First Reading is a daily newsletter keeping you posted on the travails of Canadian politicos, all curated by the National Post’s own Tristin Hopper. To get an early version sent directly to your inbox every Monday to Thursday at 6:30 p.m. ET (and 9:30 a.m. on Saturdays), sign up here.
According to a new Angus Reid Institute poll, a majority of Canadians would like to see the country’s official prime ministerial residence turned into rubble. The mansion is currently uninhabitable due to decades of chronic neglect, and hasn’t featured a full-time human occupant since Stephen Harper moved out in 2015.
While 41 per cent of poll respondents wanted Ottawa to renovate the 155-year-old home, everybody else opted to “knock it down.” In its place, they’d either build a new home or just leave the site vacant.
If Canadians are hesitant to fix up the prime minister’s house, it might be a matter of price. According to the National Capital Commission, any renovation of the 12,000-square-foot home would require at least $36.6 million.
Heritage renovations aren’t cheap, but it’s safe to say that it’s a figure well beyond anything that would be considered for any equivalent 34-room mansion.
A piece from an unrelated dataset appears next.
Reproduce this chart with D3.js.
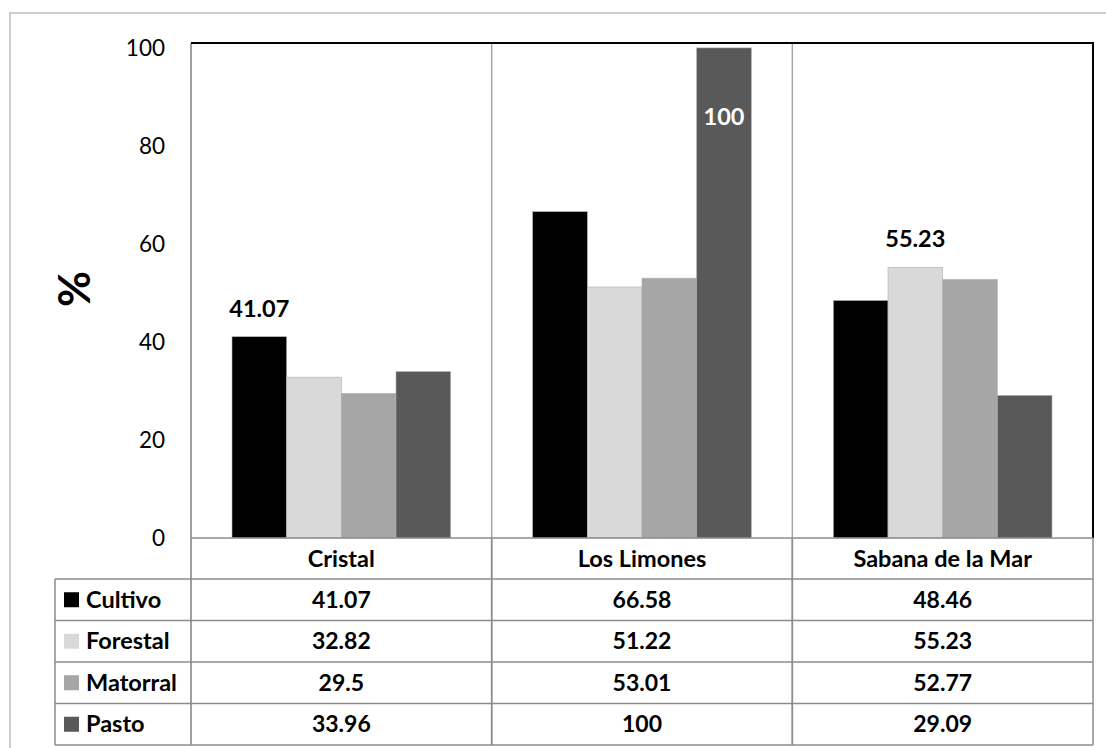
<!DOCTYPE html>
<html>
<head>
<meta charset="utf-8">
<script src="https://cdn.jsdelivr.net/npm/d3@7"></script>
<style>
  html, body { margin: 0; padding: 0; background: #fff; }
  svg { display: block; font-family: Lato, "Open Sans", sans-serif; }
</style>
</head>
<body>
<svg id="chart" width="1106" height="748"></svg>
<script>
// Land-use categories per site (%)
const sites = ["Cristal", "Los Limones", "Sabana de la Mar"];
const seriesNames = ["Cultivo", "Forestal", "Matorral", "Pasto"];
const cultivo = [41.07, 66.58, 48.46];
const forestal = [32.82, 51.22, 55.23];
const matorral = [29.5, 53.01, 52.77];
const pasto = [33.96, 100, 29.09];
const seriesColors = ["#000000", "#d9d9d9", "#a6a6a6", "#595959"];
const yTicks = [0, 20, 40, 60, 80, 100];
// Values that carry a label on the chart: [series index, site index, placement]
const labelled = [[0, 0, "above"], [3, 1, "inside"], [1, 2, "above"]];

const values = [cultivo, forestal, matorral, pasto];

const svg = d3.select("#chart");

const plot = { left: 191, right: 1093, top: 43, bottom: 538 };
const table = { left: 55, headerBottom: 579, rowH: 41.5 };

// Outer chart frame
svg.append("path")
  .attr("d", "M10,760 L10,13 L1120,13")
  .attr("fill", "none").attr("stroke", "#bfbfbf").attr("stroke-width", 1.5);

const y = d3.scaleLinear().domain([0, 101]).range([plot.bottom, plot.top]);
const x0 = d3.scaleBand().domain(sites).range([plot.left, plot.right]).paddingInner(0).paddingOuter(0);
// Excel-style gap width of 150%: group occupies 4 of 5.5 bar widths
const x1 = d3.scaleBand().domain(seriesNames).range([0, x0.bandwidth()])
  .paddingInner(0).paddingOuter(0.75);

// Bars
const g = svg.append("g");
sites.forEach((site, si) => {
  seriesNames.forEach((name, k) => {
    const v = values[k][si];
    g.append("rect")
      .attr("x", x0(site) + x1(name))
      .attr("y", y(v))
      .attr("width", x1.bandwidth())
      .attr("height", y(0) - y(v))
      .attr("fill", seriesColors[k])
      .attr("stroke", "#b0b0b0")
      .attr("stroke-width", 0.6);
  });
});

// Category separators inside the plot
sites.slice(1).forEach(site => {
  svg.append("line")
    .attr("x1", x0(site)).attr("x2", x0(site))
    .attr("y1", plot.top).attr("y2", plot.bottom)
    .attr("stroke", "#a6a6a6").attr("stroke-width", 1.5);
});

// Y axis tick labels
const yAxis = d3.axisLeft(y).tickValues(yTicks).tickSize(0).tickPadding(26);
const ya = svg.append("g").attr("transform", `translate(${plot.left},0)`).call(yAxis);
ya.select(".domain").remove();
ya.selectAll("text")
  .attr("font-family", "Lato, sans-serif")
  .attr("font-size", 22.5)
  .attr("fill", "#000");

// Y axis title
svg.append("text")
  .attr("transform", "translate(90,289) rotate(-90)")
  .attr("text-anchor", "middle")
  .attr("font-size", 44).attr("font-weight", 700)
  .text("%");

// Plot frame
svg.append("line").attr("x1", plot.left).attr("x2", plot.left)
  .attr("y1", plot.top).attr("y2", table.headerBottom + 4 * table.rowH)
  .attr("stroke", "#7f7f7f").attr("stroke-width", 1.5);
svg.append("path")
  .attr("d", `M${plot.left},${plot.top} L${plot.right},${plot.top} L${plot.right},${plot.bottom}`)
  .attr("fill", "none").attr("stroke", "#000").attr("stroke-width", 2);

// Data table
const gridColor = "#8c8c8c";
const tableBottom = table.headerBottom + 4 * table.rowH;
const tg = svg.append("g").attr("stroke", gridColor).attr("stroke-width", 1.5);
// horizontal rules
tg.append("line").attr("x1", plot.left).attr("x2", plot.right).attr("y1", plot.bottom).attr("y2", plot.bottom);
for (let r = 0; r <= 4; r++) {
  const yy = table.headerBottom + r * table.rowH;
  tg.append("line").attr("x1", table.left).attr("x2", plot.right).attr("y1", yy).attr("y2", yy);
}
// vertical rules
tg.append("line").attr("x1", table.left).attr("x2", table.left).attr("y1", table.headerBottom).attr("y2", tableBottom);
sites.forEach((site, si) => {
  const xx = x0(site) + x0.bandwidth();
  tg.append("line").attr("x1", xx).attr("x2", xx).attr("y1", plot.bottom).attr("y2", tableBottom);
});
sites.slice(1).forEach(site => {
  tg.append("line").attr("x1", x0(site)).attr("x2", x0(site)).attr("y1", plot.bottom).attr("y2", tableBottom);
});

// header row: site names
sites.forEach(site => {
  svg.append("text")
    .attr("x", x0(site) + x0.bandwidth() / 2)
    .attr("y", (plot.bottom + table.headerBottom) / 2)
    .attr("dy", "0.35em")
    .attr("text-anchor", "middle")
    .attr("font-size", 23.5).attr("font-weight", 700)
    .text(site);
});

// series rows
seriesNames.forEach((name, k) => {
  const cy = table.headerBottom + (k + 0.5) * table.rowH;
  svg.append("rect")
    .attr("x", 64).attr("y", cy - 7.5).attr("width", 15).attr("height", 15)
    .attr("fill", seriesColors[k]);
  svg.append("text")
    .attr("x", 86).attr("y", cy).attr("dy", "0.35em")
    .attr("font-size", 23.5).attr("font-weight", 700)
    .text(name);
  sites.forEach((site, si) => {
    svg.append("text")
      .attr("x", x0(site) + x0.bandwidth() / 2)
      .attr("y", cy).attr("dy", "0.35em")
      .attr("text-anchor", "middle")
      .attr("font-size", 23).attr("font-weight", 700)
      .text(values[k][si]);
  });
});

// Data labels on selected bars
labelled.forEach(([k, si, where]) => {
  const v = values[k][si];
  const cx = x0(sites[si]) + x1(seriesNames[k]) + x1.bandwidth() / 2;
  svg.append("text")
    .attr("x", cx)
    .attr("y", where === "above" ? y(v) - 20 : y(v) + 77)
    .attr("text-anchor", "middle")
    .attr("font-size", 23.5).attr("font-weight", 700)
    .attr("fill", where === "above" ? "#000" : "#fff")
    .text(v);
});
</script>
</body>
</html>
Below, a cursory look at what $36.6 million buys you in the current Canadian real estate market.
A brand-new gondola
North Vancouver’s Grouse Mountain Resort just began work on a “transformational” new gondola system that would include 13 towers and 27 eight-person gondola cabins. Once completed, it will be able to ferry 1,000 people up the mountain every hour, with each trip taking just five-and-a-half minutes. And the cost of installing this futuristic marvel within sight of downtown Vancouver? About $35 million.
A (slightly larger) mansion in the middle of Montreal
It’s obviously not tremendously practical for the prime minister to live two hours’ away from the capital in Montreal. But it’s worth noting that with the money used to fix up 24 Sussex, the feds could buy a jaw-dropping mansion within walking distance of downtown Montreal. 3165 Place De Ramezay easily matches 24 Sussex for regal flavour; it’s got a stone exterior, a wood-panelled garage, plenty of chandeliers and a sauna. And its $35 million list price covers both the home and a large chunk of land (the land under 24 Sussex is already federal property).
A hockey complex serving an entire region
Just a few months ago, the announcement of a new hockey complex for Magog, Que., was considered so important that it featured a joint announcement by both Quebec Premier François Legault and Pascale St-Onge, the federal minister of sport. It’s got two rinks and plenty of spectator space, all housed within an ultra-modern facility expected to become a hub for amateur hockey in Quebec’s Eastern Townships. And it cost just $35 million.
Renovating an entire block of Ottawa heritage buildings
Okay, maybe it’s just really, really expensive to fix up heritage buildings in the Ottawa area for some reason. The Bayview Yards project took a semi-abandoned 46,000-square-foot Ottawa municipal works building and transformed it into an “innovation centre” filled with startups, labs and meeting spaces. The price tag? Between $30 and $38 million.
A state-of-the-art cricket stadium
A couple years ago, Brampton, Ont., mayor Patrick Brown set out to make his city the “Cricket Capital of Canada” by building a state-of-the-art cricket stadium with seating for 5,000. It’s debatable whether cricket is ever a great way to direct Canadian municipal funding, but the stadium would run about $35 million.
All 10 of the most expensive homes currently for sale in the Ottawa area
Go to Realtor.ca, key in “Ottawa” and then pull up all the most expensive homes for sale in the region. If you decided to start at the top of the list and buy houses at list price until you reached $36 million, you’d have 10 luxury homes before you ran out of money. Many of these homes are similar in size to 24 Sussex and are located roughly the same distance from Parliament Hill. 251 Thorold Road, for one, is a red brick mansion located only a block away from Stornoway, the official residence of the Leader of the Opposition. That home’s listed for only $4.3 million.
IN OTHER NEWS
One consequence of high inflation? Everyone starts going on strike when they realize that their wages are hemorrhaging purchasing power. The union representing 35,000 Canada Revenue Agency employees just demanded a 30 per cent wage increase over the next three years. And now 120,000 other civil servants represented by the Public Service Alliance of Canada will soon be taking strike votes. The latter group isn’t quite as demanding; they’re looking for four per cent annual wage increases while the government is offering two per cent.
CBC published an explosive allegation last week that the office of Alberta Premier Danielle Smith has been emailing Crown lawyers in an apparent attempt to defray prosecutions against the ringleaders of an extended anti-mandate blockade at the Coutts, Alta. border crossing last year. It’s a pretty serious charge; first ministers are absolutely not allowed to micromanage the operations of the justice system. There’s just one problem: A quick probe by Alberta Public Service found no evidence of any email contact whatsoever between the premier’s office and the Alberta Crown Prosecution Service. What’s more, CBC then admitted they hadn’t actually seen any of the emails in question; they just took the word of an anonymous tipster who promised they existed.